The sketch-based comedy show was as a fixture of Saturday evening TV, with Little mainly acting as the butt of Large’s cheeky humour.
They largely stepped away from the limelight when the show ended in 1991 after doctors told Large his heart couldn’t stand the rigors of touring their live show.
“That phone call to Syd was the most painful I’ve ever had to make,” he told the Mirror in 2017.
“I was crying my eyes out because I knew I was putting him out of work. He had bills to pay.
“I felt horrible. We weren’t just a double act. We were mates, right from the start.”

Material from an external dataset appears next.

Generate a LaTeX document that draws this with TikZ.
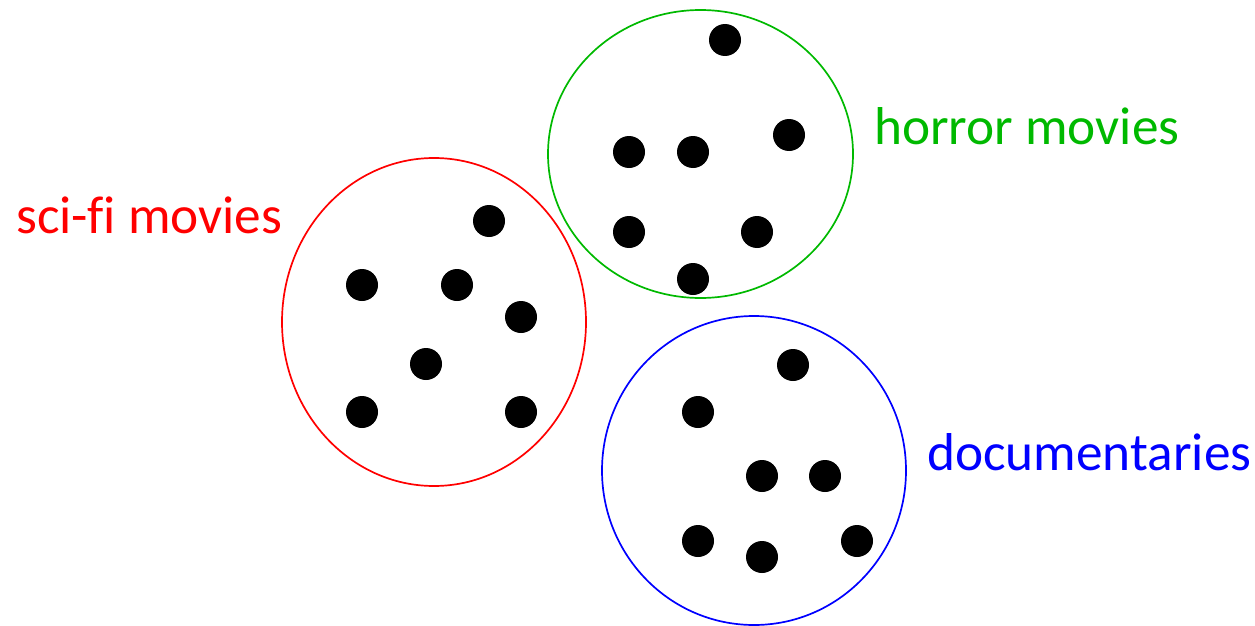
\documentclass[tikz,border=0pt]{standalone}
\usepackage{fontspec}
\setmainfont{Carlito}[Ligatures=NoCommon]
\definecolor{hgreen}{RGB}{0,185,0}
\definecolor{sred}{RGB}{255,0,0}
\definecolor{dblue}{RGB}{0,0,255}
\tikzset{
  dot/.style={circle,fill=black,inner sep=0pt,minimum size=32pt},
  group/.style={line width=1.7pt},
  lbl/.style={anchor=base west,inner sep=0pt,font=\fontsize{53.3}{60}\selectfont}
}
\begin{document}
\begin{tikzpicture}[x=1pt,y=-1pt]
\useasboundingbox (0,0) rectangle (1255,626);
% ellipses
\draw[group,sred] (434,322) ellipse [x radius=152, y radius=164];
\draw[group,hgreen] (700.5,154) ellipse [x radius=152.5, y radius=144];
\draw[group,dblue] (754,470.5) ellipse [x radius=152, y radius=154.5];
% sci-fi dots
\node[dot] (s1) at (489,221) {};
\node[dot] (s2) at (362,285) {};
\node[dot] (s3) at (457,285) {};
\node[dot] (s4) at (521,317) {};
\node[dot] (s5) at (426,364) {};
\node[dot] (s6) at (362,412) {};
\node[dot] (s7) at (521,412) {};
% horror dots
\node[dot] (h1) at (725,40) {};
\node[dot] (h2) at (789,135) {};
\node[dot] (h3) at (629,152) {};
\node[dot] (h4) at (693,152) {};
\node[dot] (h5) at (629,232) {};
\node[dot] (h6) at (757,232) {};
\node[dot] (h7) at (693,279) {};
% documentary dots
\node[dot] (d1) at (793,365) {};
\node[dot] (d2) at (698,412) {};
\node[dot] (d3) at (762,476) {};
\node[dot] (d4) at (825,476) {};
\node[dot] (d5) at (698,541) {};
\node[dot] (d6) at (762,557) {};
\node[dot] (d7) at (857,541) {};
% labels
\node[lbl,text=sred] (ls) at (16,233) {sci-fi movies};
\node[lbl,text=hgreen] (lh) at (874,144) {horror movies};
\node[lbl,text=dblue] (ld) at (927,470) {documentaries};
\end{tikzpicture}
\end{document}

Large had a heart transplant in 2003 and became a spokesman for the British Heart Foundation. In later years, he lived in Portishead, near Bristol, with his wife Patsy.
Little said he had remained in almost daily contact with his stage partner, and spoke to him on Wednesday night, shortly before he died.
“He was in pain, bless him, but he even asked me how are we up here [in Lancashire],” he said. “He was so thoughtful to everybody.”
Reflecting on their career, he added: “We did everything there was to do in showbiz and we did it together. Happy times.”
‘Gentle, funny man’
Manchester City Football Club also paid tribute to Large, who was a lifelong fan, saying everyone at the club was sad at the news.
“Our thoughts are with Eddie’s friends and family at this difficult time.”
Fellow City fan and comedian Jason Manford added: “So sorry to hear about Eddie Large passing away.
“Came to every comedy and musical show I did whenever I hit Bristol and was always around for a chat about comedy and Man City afterward. Such a gentle, funny man. RIP Eddie.”
Rude, raucous and rollicking
Call the Midwife actor Stephen McGann described Large as “a constant feature on telly in my life.”
Another comic, Sir Lenny Henry recalled seeing him perform in Great Yarmouth in 1978 and how he had “never heard laughter like it”.
Tommy Cannon, of Cannon and Ball-fame, said he was “devastated” to hear of the death of his “good friend”.
“Eddie Large has passed.. very heavy hearts at home today,” he wrote. “Mine and Hazels hearts go out to Patsy and the family.”
“Dear Eddie Large – thank you for the laughter and joy,” added 80s TV comedy character Timmy Mallett.
While Michael Barrymore described Large as “such a funny and talented man.”
“I was his support act for many years and he was nothing but kind caring and supportive to the upstart at the bottom of the Bill,” posted Barrymore on Twitter.
Paul Chuckle, who is currently recovering from having contracted Covid-19 himself, said Large “was such a funny and lovely man”.
A small history of Eddie Large
- Born in Glasgow as Edward Hugh McGinnis the comedian moved to Manchester at the age of eight.
- After leaving school Large became an electrician while also singing in clubs.
- He met singer and guitarist Cyril Meed (Syd Little) after heckling him in a club in 1960. They became firm friends and formed their comedy double act in 1963.
- After years of playing in clubs and pubs, they won the TV talent show Opportunity Knocks in 1971.
- They went on to perform impressions on the Who Do You Do series, before landing their own sketch program The Little and Large Tellyshow on ITV in 1978.
- Their show was very much born of the variety tradition of the day, with sketches, silly voices, and costumes are thrown in.
- Two years later, they transferred to the BBC and became one of the most recognizable partnerships on television, regularly attracting TV audiences of 15 million.
- After the show ended in 1991, they toured caravan parks and theatres across the country, before Large’s heart problems put an end to their stage career.
- Large later worked as an after-dinner entertainer and also appeared in dramas such as The Brief and Blackpool.
- In 2003 he underwent a heart transplant and recovered fully.
- He later had a serious fall outside his home in Portishead and suffered pneumonia, pancreatic problems, and a collapsed lung while in hospital – but again made a full recovery.
- The star had three children and was married twice. His second wife was Patsy Scott.